When Tessa Brazda learned that foreign exchange students experienced isolation at school, homework challenges, homesickness and a lack of familiarity with the Lincoln area, she founded a Student Ambassador Program. The mentoring program pairs exchange students with American students at Lincoln Lutheran High School and provides welcome packets with information about Lincoln.

To honor those from her homeland of Iraq who have died in the United States, Maysaa Khalaf of Lincoln partnered with the United Yezidi Community of America to beautify a Yazidi cemetery in Malcolm. She worked with the Arbor Day Foundation, the Nebraska Forest Service and the Nebraska Statewide Arboretum to secure donations of more than 400 trees, which she and 60 volunteers planted.

The other Gold Award winners from Girl Scouts Spirit of Nebraska are Ellie Michaels of Bellevue; Karli Workman of Blair; Alora Nowlin of Council Bluffs, Iowa; Emily Binder and Hayley Long of Crete; Johanna Epp and Kate Lembree of Elkhorn; Kylie Shurz of Fremont; Kaitlyn Correll of Gretna; Madison Elliott of Imperial; Cheyanne Ellis of Minden; Madelynn Carbaugh, Abbey Dyer, Sidney Jacobs and Caitlyn Talkington of Omaha; Michaela Rotert of Potter; Madeline Werner of Syracuse; and Grace Steinmeyer of Wisner.

The benefits to these extraordinary young women—and, by extension, the world—are substantial.
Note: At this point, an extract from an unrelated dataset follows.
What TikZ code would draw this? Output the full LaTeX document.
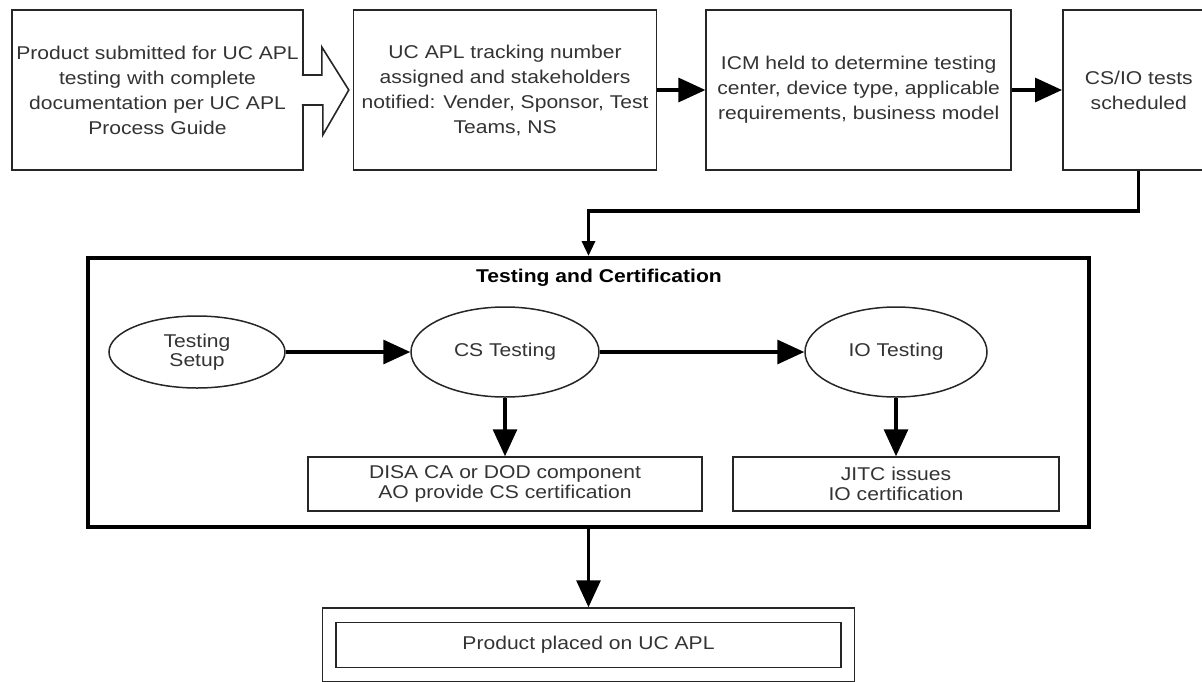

Research from the Girl Scout Research Institute finds that Gold Award Girl Scouts display more positive life outcomes than other young women, including those that pertain to sense of self, life satisfaction, leadership, life success, community service and civic engagement.

Younger girls who identify and address a pressing community need can earn the Bronze or Silver Award, gaining skills in leadership, project planning, time management and budgeting.

In Nebraska this year, 269 girls earned their Bronze Award, the highest award for Girl Scouts in grades 4-5. Another 142 earned the Silver Award, the highest award for Girl Scouts in grades 6-8.